Quella ottenuta è stata una vittoria strategica, che ha ridisegnato le regole del gioco, o solo un risultato momentaneo che potrebbe essere superato dal prossimo scontro?
Dal momento in cui ha colpito in profondità il territorio iraniano, Israele ha lanciato un messaggio chiaro: il confronto non sarà più confinato ai fronti periferici o alle guerre per procura. Tel Aviv ha voluto spostare il baricentro del conflitto direttamente sul suolo della Repubblica islamica, tentando di riscrivere le regole d’ingaggio con l'appoggio implicito di Washington e di alcune capitali occidentali.
A colpire non è solo la portata delle incursioni aeree, ma la natura strategica del bersaglio: non si tratta più di colpire Hezbollah in Libano o milizie in Siria, ma il cuore stesso delle infrastrutture militari e nucleari iraniane.
Una campagna di attacchi ad alta precisione
L’offensiva israeliana è iniziata con una serie di attacchi aerei mirati contro strutture militari, centri di comando, impianti per la produzione di missili e droni. Azioni rapide, basate su intelligence ad alta precisione, che hanno colto alla sprovvista le difese iraniane.
Il messaggio di Israele: nessun luogo è più al sicuro. Ma se l’effetto shock è stato immediato, non ha prodotto un cedimento strategico da parte iraniana.
L’intervento USA alza la posta
La svolta è arrivata con l’ingresso degli Stati Uniti, che hanno colpito siti nucleari ad altissima sicurezza, come Fordow, Isfahan e Natanz. Missili perforanti e bombardieri stealth B-2 hanno segnato l’apice dell’escalation.
Secondo l’AIEA, i danni sono ingenti, ma l’agenzia non è ancora in grado di valutare quanto delle strutture sotterranee sia stato effettivamente distrutto.
Teheran non ha fatto passi indietro. La retorica si è intensificata e gli attacchi missilistici verso Israele sono continuati.
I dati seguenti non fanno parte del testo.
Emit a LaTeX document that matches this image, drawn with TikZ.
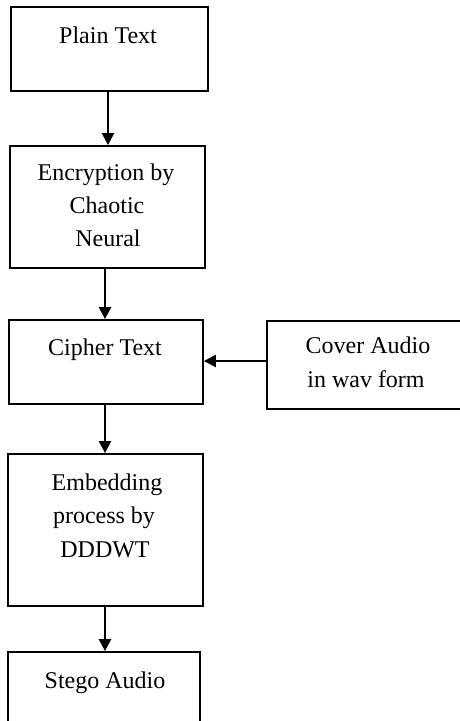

Il confronto ha assunto un profilo sempre più diretto, con il rischio concreto di una spirale militare senza ritorno.
Vittoria tattica o abbaglio strategico?
Israele ha dimostrato capacità operative notevoli, attirando di nuovo l’attenzione globale sul dossier nucleare iraniano. Ma gli osservatori avvertono: il vantaggio potrebbe essere effimero.
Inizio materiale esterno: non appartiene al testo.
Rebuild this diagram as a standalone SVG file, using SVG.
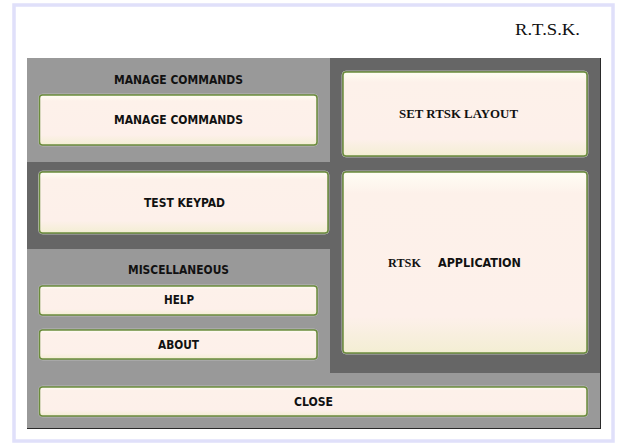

L’ex premier Ehud Olmert ha dichiarato che, sebbene gli attacchi statunitensi abbiano inferto un colpo serio al programma nucleare iraniano, non è realistico pensare che il regime possa crollare sotto i raid. "È arrogante immaginare che un attacco preventivo possa spezzare un Paese di 90 milioni di persone", ha detto.
Secondo fonti diplomatiche, Israele ha ottenuto una vittoria immediata, ma non ha ancora modificato l’approccio strategico di Teheran né forzato un ritorno al tavolo negoziale. Al contrario, ha forse alimentato un ciclo di ritorsioni che potrebbe sfuggire di mano.
Con l’intervento diretto degli Stati Uniti, i costi sono saliti. Ma anche le incertezze: Israele riuscirà a trasformare il vantaggio tattico in una nuova equazione geopolitica? O ha spalancato le porte a un confronto che potrebbe travolgere l’intera regione?